Although the sixth round of talks collapsed after Israeli strikes, new ideas surfaced, such as establishing a regional enrichment consortium, indicating that diplomacy is not entirely dead.
Yet structural hurdles remain. U.S. policy is still shaped by pro-Israel hawks pushing for regime change, while Israeli Prime Minister Benjamin Netanyahu leverages the Iranian file to justify U.S. military presence, secure unconditional support, and sideline the Palestinian issue.
Some analysts, including Ali Vaez and Danny Citrinowicz, suggested a non-aggression pact between Iran and Israel. But with Supreme Leader Ali Khamenei distrustful of Washington and Tel Aviv, and Netanyahu politically invested in keeping the “Iranian threat” alive, such a scenario appears nearly impossible.

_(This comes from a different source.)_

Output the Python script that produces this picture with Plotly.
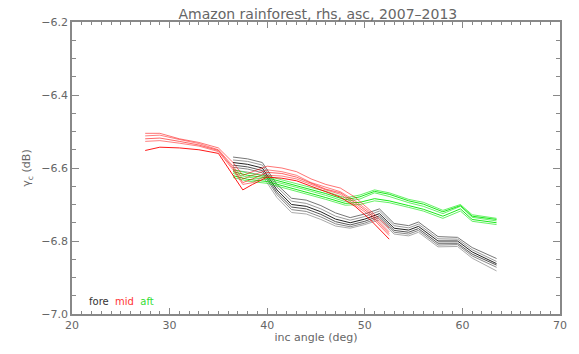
import plotly.graph_objects as go

title_text = "Amazon rainforest, rhs, asc, 2007\u20132013"

# mid beam (red)
mid_x = [27.5, 29, 31, 33, 35, 36.5, 37.5, 38.5, 40, 41.5, 43, 44.5, 46, 47.5, 49, 50.5, 52.5]
mid_1 = [-6.505, -6.505, -6.520, -6.530, -6.545, -6.585, -6.620, -6.610, -6.595, -6.600, -6.610, -6.630, -6.645, -6.655, -6.680, -6.715, -6.765]
mid_2 = [-6.512, -6.510, -6.522, -6.533, -6.550, -6.595, -6.630, -6.620, -6.605, -6.610, -6.620, -6.640, -6.652, -6.665, -6.690, -6.720, -6.775]
mid_3 = [-6.520, -6.518, -6.527, -6.537, -6.552, -6.600, -6.640, -6.630, -6.612, -6.615, -6.625, -6.642, -6.658, -6.668, -6.695, -6.725, -6.780]
mid_4 = [-6.527, -6.525, -6.532, -6.540, -6.555, -6.605, -6.645, -6.640, -6.620, -6.622, -6.630, -6.645, -6.660, -6.672, -6.700, -6.730, -6.785]
mid_5 = [-6.552, -6.543, -6.545, -6.550, -6.560, -6.620, -6.660, -6.645, -6.625, -6.628, -6.635, -6.650, -6.665, -6.680, -6.705, -6.740, -6.795]

# fore beam (black)
fore_x = [36.5, 38, 39.5, 41, 42.5, 44, 45.5, 47, 48.5, 50, 51.5, 53, 54.5, 55.5, 57.5, 59.5, 61, 63.5]
fore_1 = [-6.570, -6.575, -6.585, -6.645, -6.683, -6.688, -6.703, -6.723, -6.736, -6.726, -6.712, -6.752, -6.758, -6.748, -6.788, -6.790, -6.818, -6.848]
fore_2 = [-6.578, -6.582, -6.592, -6.652, -6.691, -6.697, -6.712, -6.732, -6.743, -6.733, -6.718, -6.758, -6.764, -6.754, -6.794, -6.795, -6.824, -6.856]
fore_3 = [-6.585, -6.590, -6.600, -6.660, -6.700, -6.705, -6.720, -6.740, -6.750, -6.740, -6.725, -6.765, -6.770, -6.760, -6.800, -6.800, -6.830, -6.862]
fore_4 = [-6.592, -6.597, -6.607, -6.667, -6.707, -6.712, -6.727, -6.747, -6.756, -6.746, -6.731, -6.771, -6.776, -6.766, -6.806, -6.806, -6.836, -6.866]
fore_5 = [-6.598, -6.603, -6.613, -6.673, -6.714, -6.719, -6.734, -6.753, -6.761, -6.751, -6.736, -6.776, -6.781, -6.771, -6.811, -6.810, -6.841, -6.872]
fore_6 = [-6.606, -6.611, -6.621, -6.681, -6.722, -6.726, -6.741, -6.759, -6.765, -6.755, -6.742, -6.781, -6.786, -6.776, -6.816, -6.815, -6.847, -6.882]

# aft beam (green)
aft_x = [36.5, 38, 40, 42, 44, 46, 48, 49.5, 51, 52.5, 54.5, 56, 58, 59.8, 61, 63.5]
aft_1 = [-6.604, -6.614, -6.622, -6.636, -6.651, -6.664, -6.682, -6.674, -6.660, -6.668, -6.686, -6.694, -6.716, -6.700, -6.728, -6.738]
aft_2 = [-6.610, -6.620, -6.627, -6.641, -6.656, -6.670, -6.687, -6.679, -6.664, -6.672, -6.690, -6.699, -6.720, -6.703, -6.732, -6.741]
aft_3 = [-6.615, -6.625, -6.632, -6.645, -6.660, -6.675, -6.692, -6.685, -6.668, -6.678, -6.695, -6.705, -6.725, -6.705, -6.735, -6.745]
aft_4 = [-6.621, -6.631, -6.637, -6.651, -6.666, -6.681, -6.697, -6.694, -6.684, -6.690, -6.703, -6.713, -6.732, -6.712, -6.741, -6.750]
aft_5 = [-6.626, -6.636, -6.642, -6.656, -6.671, -6.686, -6.702, -6.700, -6.690, -6.695, -6.708, -6.718, -6.738, -6.718, -6.746, -6.755]

x_ticks = [20, 30, 40, 50, 60, 70]
y_ticks = [-7.0, -6.8, -6.6, -6.4, -6.2]

fig = go.Figure()

fore_cols = ["#777777", "#999999", "#222222", "#555555", "#888888", "#aaaaaa"]
for ys, c in zip([fore_1, fore_2, fore_3, fore_4, fore_5, fore_6], fore_cols):
    fig.add_trace(go.Scatter(x=fore_x, y=ys, mode="lines",
                             line=dict(color=c, width=1), showlegend=False))

aft_cols = ["rgba(0,230,0,0.6)", "rgba(0,230,0,0.9)", "rgba(0,230,0,0.6)", "rgba(0,230,0,0.9)", "rgba(0,230,0,0.6)"]
for ys, c in zip([aft_1, aft_2, aft_3, aft_4, aft_5], aft_cols):
    fig.add_trace(go.Scatter(x=aft_x, y=ys, mode="lines",
                             line=dict(color=c, width=1), showlegend=False))

mid_cols = ["rgba(255,0,0,0.55)", "rgba(255,0,0,0.5)", "rgba(255,0,0,0.6)", "rgba(255,0,0,0.5)", "rgba(255,0,0,0.9)"]
for ys, c in zip([mid_1, mid_2, mid_3, mid_4, mid_5], mid_cols):
    fig.add_trace(go.Scatter(x=mid_x, y=ys, mode="lines",
                             line=dict(color=c, width=1), showlegend=False))

# empty trace to bring up the mirrored (top/right) axes with their minor ticks
fig.add_trace(go.Scatter(x=[], y=[], xaxis="x2", yaxis="y2", showlegend=False, hoverinfo="skip"))

axis_col = "#888888"
font_col = "#666666"

fig.update_layout(
    width=579, height=354,
    margin=dict(l=72, r=15, t=22, b=39),
    plot_bgcolor="white", paper_bgcolor="white",
    font=dict(family="DejaVu Sans", size=11, color=font_col),
    title=dict(text=title_text, x=0.549, xanchor="center", y=0.975, yanchor="top",
               font=dict(size=14, color=font_col)),
    annotations=[dict(
        x=21.5, y=-6.965, xref="x", yref="y", xanchor="left", yanchor="middle",
        showarrow=False, font=dict(size=10),
        text="<span style='color:#333333'>fore</span>  <span style='color:#ff3333'>mid</span>  <span style='color:#33dd33'>aft</span>")],
    xaxis2=dict(overlaying="x", side="top", range=[20, 70], tickvals=x_ticks,
                showticklabels=False, showgrid=False, zeroline=False, showline=False,
                ticks="inside", ticklen=6, tickcolor=axis_col, tickwidth=1,
                minor=dict(dtick=1, ticks="inside", ticklen=3, tickcolor=axis_col, showgrid=False)),
    yaxis2=dict(overlaying="y", side="right", range=[-7.0, -6.2], tickvals=y_ticks,
                showticklabels=False, showgrid=False, zeroline=False, showline=False,
                ticks="inside", ticklen=7, tickcolor=axis_col, tickwidth=1,
                minor=dict(dtick=0.05, ticks="inside", ticklen=4, tickcolor=axis_col, showgrid=False)),
)

fig.layout.xaxis.update(
    range=[20, 70], tickvals=x_ticks, ticktext=[str(v) for v in x_ticks],
    showgrid=False, zeroline=False, showline=True, linecolor=axis_col, linewidth=1.5,
    mirror=True, ticks="inside", ticklen=6, tickcolor=axis_col, tickwidth=1,
    minor=dict(dtick=1, ticks="inside", ticklen=3, tickcolor=axis_col, showgrid=False),
    title=dict(text="inc angle (deg)", standoff=2, font=dict(size=11, color=font_col)),
)
fig.layout.yaxis.update(
    range=[-7.0, -6.2], tickvals=y_ticks, tickformat=".1f",
    showgrid=False, zeroline=False, showline=True, linecolor=axis_col, linewidth=1.5,
    mirror=True, ticks="inside", ticklen=7, tickcolor=axis_col, tickwidth=1,
    minor=dict(dtick=0.05, ticks="inside", ticklen=4, tickcolor=axis_col, showgrid=False),
    title=dict(text="\u03b3<sub>c</sub> (dB)", standoff=8, font=dict(size=11, color=font_col)),
)

fig.write_html("out.html")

- An Iranian nuclear breakout
The third scenario envisions Iran, cornered by pressure, opting to rush toward developing a nuclear weapon as its ultimate deterrent.
For a nation under siege, nuclear arms might be seen as a survival guarantee. But the risks are profound: suffocating isolation, a potential regional arms race, and continued covert warfare.
Russia’s experience offers a stark lesson: nuclear weapons did not shield Moscow from economic sanctions or quagmires of attritional wars.
For Tehran, a bomb would not lift sanctions, fix the economy, or halt sabotage. It could provide a sense of strength but at a devastating, self-destructive cost.
- Strategic patience and pivot to the East
The fourth scenario is built on strategic patience—managing the status quo without major escalation, while enhancing defensive and missile capabilities, deepening military and economic partnerships with China and Russia, and effectively abandoning hopes of normalization with the West.
This strategy reflects the Supreme Leader’s vision of survival through domestic consolidation, self-reliance, and waiting for global power balances to shift as the U.S. reduces its Middle Eastern footprint.
Here, Iran bets on time and endurance to outlast pressure, a path made more attractive by China’s emergence as a reliable military supplier after the proven effectiveness of its technologies in the recent India–Pakistan conflict.
Still, this eastward tilt risks entrenching Iran’s isolation from Western markets and heightening dependence on Beijing and Moscow. Yet it aligns with Iran’s doctrine of defiance and self-sufficiency.